Data segment:
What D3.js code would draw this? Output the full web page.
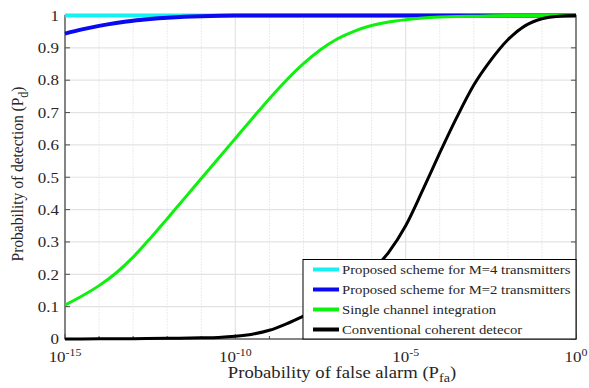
<!DOCTYPE html>
<html>
<head>
<meta charset="utf-8">
<script src="https://cdn.jsdelivr.net/npm/d3@7"></script>
<style>
  body { margin: 0; background: #fff; }
  text { font-family: "Liberation Serif", "Times New Roman", serif; fill: #262626; }
</style>
</head>
<body>
<svg id="chart" width="589" height="388"></svg>
<script>
// log10 of Pfa for each sample, and Pd
const cyanExp = [-15, -10, -5, 0];
const cyanPd  = [1, 1, 1, 1];

const blueExp = [-15, -14.5, -14, -13.5, -13, -12.5, -12, -11.5, -11, -10, -5, 0];
const bluePd  = [0.944, 0.957, 0.968, 0.977, 0.984, 0.989, 0.993, 0.996, 0.998, 1, 1, 1];

const greenExp = [-15, -14.5, -14, -13.5, -13, -12.5, -12, -11.5, -11, -10.5, -10, -9.5, -9,
                  -8.5, -8, -7.5, -7, -6.5, -6, -5.5, -5, -4.5, -4, -3.5, -3, -2, -1, 0];
const greenPd  = [0.105, 0.133, 0.165, 0.204, 0.253, 0.311, 0.372, 0.434, 0.496, 0.558, 0.62, 0.682, 0.743,
                  0.80, 0.851, 0.894, 0.928, 0.952, 0.969, 0.98, 0.987, 0.992, 0.995, 0.997, 0.998, 1, 1, 1];

const blackExp = [-15, -14, -13, -12, -11, -10.5, -10, -9.5, -9, -8.5, -8, -7.5, -7, -6.5, -6, -5.5, -5,
                  -4.5, -4, -3.5, -3, -2.5, -2, -1.5, -1, -0.5, 0];
const blackPd  = [0, 0.0005, 0.001, 0.002, 0.0035, 0.005, 0.0085, 0.015, 0.027, 0.047, 0.071, 0.097, 0.127, 0.165, 0.21, 0.268, 0.35,
                  0.46, 0.575, 0.685, 0.785, 0.862, 0.925, 0.968, 0.99, 0.998, 1];

const seriesNames = ["Proposed scheme for M=4 transmitters", "Proposed scheme for M=2 transmitters",
                     "Single channel integration", "Conventional coherent detecor"];
const seriesColors = ["#16f0f0", "#0a0af0", "#0ef00e", "#000000"];

const xTickExp = [-15, -10, -5, 0];
const xMinorExp = d3.range(-15, 1);
const yTicks = d3.range(0, 11).map(d => d / 10);
const yTickLabels = ["0", "0.1", "0.2", "0.3", "0.4", "0.5", "0.6", "0.7", "0.8", "0.9", "1"];

const svg = d3.select("#chart");
const pL = 65, pR = 576, pT = 15.5, pB = 339;
const sx = 1.13; // the original figure is a bit wider than tall

const x = d3.scaleLog().domain([1e-15, 1]).range([pL, pR]);
const y = d3.scaleLinear().domain([0, 1]).range([pB, pT]);

// grid
svg.append("g").selectAll("line").data(xMinorExp.filter(e => e % 5 !== 0)).join("line")
  .attr("x1", e => x(Math.pow(10, e))).attr("x2", e => x(Math.pow(10, e)))
  .attr("y1", pT).attr("y2", pB)
  .attr("stroke", "#d6d6d6").attr("stroke-width", 1).attr("stroke-dasharray", "1,2");
svg.append("g").selectAll("line").data(xTickExp).join("line")
  .attr("x1", e => x(Math.pow(10, e))).attr("x2", e => x(Math.pow(10, e)))
  .attr("y1", pT).attr("y2", pB)
  .attr("stroke", "#e3e3e3").attr("stroke-width", 1.2);
svg.append("g").selectAll("line").data(yTicks).join("line")
  .attr("x1", pL).attr("x2", pR)
  .attr("y1", d => y(d)).attr("y2", d => y(d))
  .attr("stroke", "#e3e3e3").attr("stroke-width", 1.2);

// axes box
const axisCol = "#4d4d4d";
svg.append("rect").attr("x", pL).attr("y", pT).attr("width", pR - pL).attr("height", pB - pT)
  .attr("fill", "none").attr("stroke", axisCol).attr("stroke-width", 1.3);

// ticks (inward)
const tk = svg.append("g").attr("stroke", axisCol).attr("stroke-width", 1);
tk.selectAll(".yl").data(yTicks).join("line").attr("class", "yl")
  .attr("x1", pL).attr("x2", pL + 5).attr("y1", d => y(d)).attr("y2", d => y(d));
tk.selectAll(".yr").data(yTicks).join("line").attr("class", "yr")
  .attr("x1", pR).attr("x2", pR - 5).attr("y1", d => y(d)).attr("y2", d => y(d));
tk.selectAll(".xb").data(xMinorExp).join("line").attr("class", "xb")
  .attr("x1", e => x(Math.pow(10, e))).attr("x2", e => x(Math.pow(10, e)))
  .attr("y1", pB).attr("y2", e => pB - (e % 5 === 0 ? 5 : 3));

// tick labels
svg.append("g").selectAll("text").data(yTicks).join("text")
  .attr("transform", d => `translate(${pL - 6},${y(d)}) scale(${sx},1)`)
  .attr("dy", "0.35em")
  .attr("text-anchor", "end").attr("font-size", 15)
  .text((d, i) => yTickLabels[i]);

const xl = svg.append("g").selectAll("text").data(xTickExp).join("text")
  .attr("transform", e => `translate(${x(Math.pow(10, e))},361.5) scale(${sx},1)`)
  .attr("text-anchor", "middle").attr("font-size", 15);
xl.append("tspan").text("10");
xl.append("tspan").attr("font-size", 10.5).attr("dy", -6).text(e => e === 0 ? "0" : "-" + Math.abs(e));

// axis titles
const xt = svg.append("text")
  .attr("transform", `translate(342,378) scale(${sx},1)`)
  .attr("text-anchor", "middle").attr("font-size", 16.5);
xt.append("tspan").text("Probability of false alarm (P");
xt.append("tspan").attr("font-size", 12.5).attr("dy", 4).text("fa");
xt.append("tspan").attr("dy", -4).text(")");

const yt = svg.append("text")
  .attr("transform", `translate(23,174) rotate(-90) scale(1,${sx})`)
  .attr("text-anchor", "middle").attr("font-size", 15.5);
yt.append("tspan").text("Probability of detection (P");
yt.append("tspan").attr("font-size", 12).attr("dy", 4).text("d");
yt.append("tspan").attr("dy", -4).text(")");

// curves
const series = [
  { exp: cyanExp, pd: cyanPd, w: 4 },
  { exp: blueExp, pd: bluePd, w: 4 },
  { exp: greenExp, pd: greenPd, w: 3 },
  { exp: blackExp, pd: blackPd, w: 3 }
];
const line = d3.line().curve(d3.curveMonotoneX)
  .x(d => x(Math.pow(10, d[0]))).y(d => y(d[1]));
series.forEach((s, i) => {
  svg.append("path")
    .datum(s.exp.map((e, k) => [e, s.pd[k]]))
    .attr("d", line)
    .attr("fill", "none").attr("stroke", seriesColors[i]).attr("stroke-width", s.w)
    .attr("stroke-linejoin", "round");
});

// legend
const lg = svg.append("g");
lg.append("rect").attr("x", 303).attr("y", 259.5).attr("width", pR - 303).attr("height", pB - 259.5)
  .attr("fill", "#fff").attr("stroke", "#000").attr("stroke-width", 1);
seriesNames.forEach((n, i) => {
  const cy = 269.5 + i * 20;
  lg.append("line").attr("x1", 313).attr("x2", 339).attr("y1", cy).attr("y2", cy)
    .attr("stroke", seriesColors[i]).attr("stroke-width", 4);
  lg.append("text").attr("transform", `translate(342,${cy}) scale(${sx},1)`).attr("dy", "0.33em")
    .attr("font-size", 13).attr("fill", "#000").text(n);
});
</script>
</body>
</html>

What is asked: Repeat the listing verbatim. Skip the pictures.

Output for this exercise:
What D3.js code would draw this? Output the full web page.
<!DOCTYPE html>
<html>
<head>
<meta charset="utf-8">
<script src="https://cdn.jsdelivr.net/npm/d3@7"></script>
<style>
  body { margin: 0; background: #fff; }
  text { font-family: "Liberation Serif", "Times New Roman", serif; fill: #262626; }
</style>
</head>
<body>
<svg id="chart" width="589" height="388"></svg>
<script>
// log10 of Pfa for each sample, and Pd
const cyanExp = [-15, -10, -5, 0];
const cyanPd  = [1, 1, 1, 1];

const blueExp = [-15, -14.5, -14, -13.5, -13, -12.5, -12, -11.5, -11, -10, -5, 0];
const bluePd  = [0.944, 0.957, 0.968, 0.977, 0.984, 0.989, 0.993, 0.996, 0.998, 1, 1, 1];

const greenExp = [-15, -14.5, -14, -13.5, -13, -12.5, -12, -11.5, -11, -10.5, -10, -9.5, -9,
                  -8.5, -8, -7.5, -7, -6.5, -6, -5.5, -5, -4.5, -4, -3.5, -3, -2, -1, 0];
const greenPd  = [0.105, 0.133, 0.165, 0.204, 0.253, 0.311, 0.372, 0.434, 0.496, 0.558, 0.62, 0.682, 0.743,
                  0.80, 0.851, 0.894, 0.928, 0.952, 0.969, 0.98, 0.987, 0.992, 0.995, 0.997, 0.998, 1, 1, 1];

const blackExp = [-15, -14, -13, -12, -11, -10.5, -10, -9.5, -9, -8.5, -8, -7.5, -7, -6.5, -6, -5.5, -5,
                  -4.5, -4, -3.5, -3, -2.5, -2, -1.5, -1, -0.5, 0];
const blackPd  = [0, 0.0005, 0.001, 0.002, 0.0035, 0.005, 0.0085, 0.015, 0.027, 0.047, 0.071, 0.097, 0.127, 0.165, 0.21, 0.268, 0.35,
                  0.46, 0.575, 0.685, 0.785, 0.862, 0.925, 0.968, 0.99, 0.998, 1];

const seriesNames = ["Proposed scheme for M=4 transmitters", "Proposed scheme for M=2 transmitters",
                     "Single channel integration", "Conventional coherent detecor"];
const seriesColors = ["#16f0f0", "#0a0af0", "#0ef00e", "#000000"];

const xTickExp = [-15, -10, -5, 0];
const xMinorExp = d3.range(-15, 1);
const yTicks = d3.range(0, 11).map(d => d / 10);
const yTickLabels = ["0", "0.1", "0.2", "0.3", "0.4", "0.5", "0.6", "0.7", "0.8", "0.9", "1"];

const svg = d3.select("#chart");
const pL = 65, pR = 576, pT = 15.5, pB = 339;
const sx = 1.13; // the original figure is a bit wider than tall

const x = d3.scaleLog().domain([1e-15, 1]).range([pL, pR]);
const y = d3.scaleLinear().domain([0, 1]).range([pB, pT]);

// grid
svg.append("g").selectAll("line").data(xMinorExp.filter(e => e % 5 !== 0)).join("line")
  .attr("x1", e => x(Math.pow(10, e))).attr("x2", e => x(Math.pow(10, e)))
  .attr("y1", pT).attr("y2", pB)
  .attr("stroke", "#d6d6d6").attr("stroke-width", 1).attr("stroke-dasharray", "1,2");
svg.append("g").selectAll("line").data(xTickExp).join("line")
  .attr("x1", e => x(Math.pow(10, e))).attr("x2", e => x(Math.pow(10, e)))
  .attr("y1", pT).attr("y2", pB)
  .attr("stroke", "#e3e3e3").attr("stroke-width", 1.2);
svg.append("g").selectAll("line").data(yTicks).join("line")
  .attr("x1", pL).attr("x2", pR)
  .attr("y1", d => y(d)).attr("y2", d => y(d))
  .attr("stroke", "#e3e3e3").attr("stroke-width", 1.2);

// axes box
const axisCol = "#4d4d4d";
svg.append("rect").attr("x", pL).attr("y", pT).attr("width", pR - pL).attr("height", pB - pT)
  .attr("fill", "none").attr("stroke", axisCol).attr("stroke-width", 1.3);

// ticks (inward)
const tk = svg.append("g").attr("stroke", axisCol).attr("stroke-width", 1);
tk.selectAll(".yl").data(yTicks).join("line").attr("class", "yl")
  .attr("x1", pL).attr("x2", pL + 5).attr("y1", d => y(d)).attr("y2", d => y(d));
tk.selectAll(".yr").data(yTicks).join("line").attr("class", "yr")
  .attr("x1", pR).attr("x2", pR - 5).attr("y1", d => y(d)).attr("y2", d => y(d));
tk.selectAll(".xb").data(xMinorExp).join("line").attr("class", "xb")
  .attr("x1", e => x(Math.pow(10, e))).attr("x2", e => x(Math.pow(10, e)))
  .attr("y1", pB).attr("y2", e => pB - (e % 5 === 0 ? 5 : 3));

// tick labels
svg.append("g").selectAll("text").data(yTicks).join("text")
  .attr("transform", d => `translate(${pL - 6},${y(d)}) scale(${sx},1)`)
  .attr("dy", "0.35em")
  .attr("text-anchor", "end").attr("font-size", 15)
  .text((d, i) => yTickLabels[i]);

const xl = svg.append("g").selectAll("text").data(xTickExp).join("text")
  .attr("transform", e => `translate(${x(Math.pow(10, e))},361.5) scale(${sx},1)`)
  .attr("text-anchor", "middle").attr("font-size", 15);
xl.append("tspan").text("10");
xl.append("tspan").attr("font-size", 10.5).attr("dy", -6).text(e => e === 0 ? "0" : "-" + Math.abs(e));

// axis titles
const xt = svg.append("text")
  .attr("transform", `translate(342,378) scale(${sx},1)`)
  .attr("text-anchor", "middle").attr("font-size", 16.5);
xt.append("tspan").text("Probability of false alarm (P");
xt.append("tspan").attr("font-size", 12.5).attr("dy", 4).text("fa");
xt.append("tspan").attr("dy", -4).text(")");

const yt = svg.append("text")
  .attr("transform", `translate(23,174) rotate(-90) scale(1,${sx})`)
  .attr("text-anchor", "middle").attr("font-size", 15.5);
yt.append("tspan").text("Probability of detection (P");
yt.append("tspan").attr("font-size", 12).attr("dy", 4).text("d");
yt.append("tspan").attr("dy", -4).text(")");

// curves
const series = [
  { exp: cyanExp, pd: cyanPd, w: 4 },
  { exp: blueExp, pd: bluePd, w: 4 },
  { exp: greenExp, pd: greenPd, w: 3 },
  { exp: blackExp, pd: blackPd, w: 3 }
];
const line = d3.line().curve(d3.curveMonotoneX)
  .x(d => x(Math.pow(10, d[0]))).y(d => y(d[1]));
series.forEach((s, i) => {
  svg.append("path")
    .datum(s.exp.map((e, k) => [e, s.pd[k]]))
    .attr("d", line)
    .attr("fill", "none").attr("stroke", seriesColors[i]).attr("stroke-width", s.w)
    .attr("stroke-linejoin", "round");
});

// legend
const lg = svg.append("g");
lg.append("rect").attr("x", 303).attr("y", 259.5).attr("width", pR - 303).attr("height", pB - 259.5)
  .attr("fill", "#fff").attr("stroke", "#000").attr("stroke-width", 1);
seriesNames.forEach((n, i) => {
  const cy = 269.5 + i * 20;
  lg.append("line").attr("x1", 313).attr("x2", 339).attr("y1", cy).attr("y2", cy)
    .attr("stroke", seriesColors[i]).attr("stroke-width", 4);
  lg.append("text").attr("transform", `translate(342,${cy}) scale(${sx},1)`).attr("dy", "0.33em")
    .attr("font-size", 13).attr("fill", "#000").text(n);
});
</script>
</body>
</html>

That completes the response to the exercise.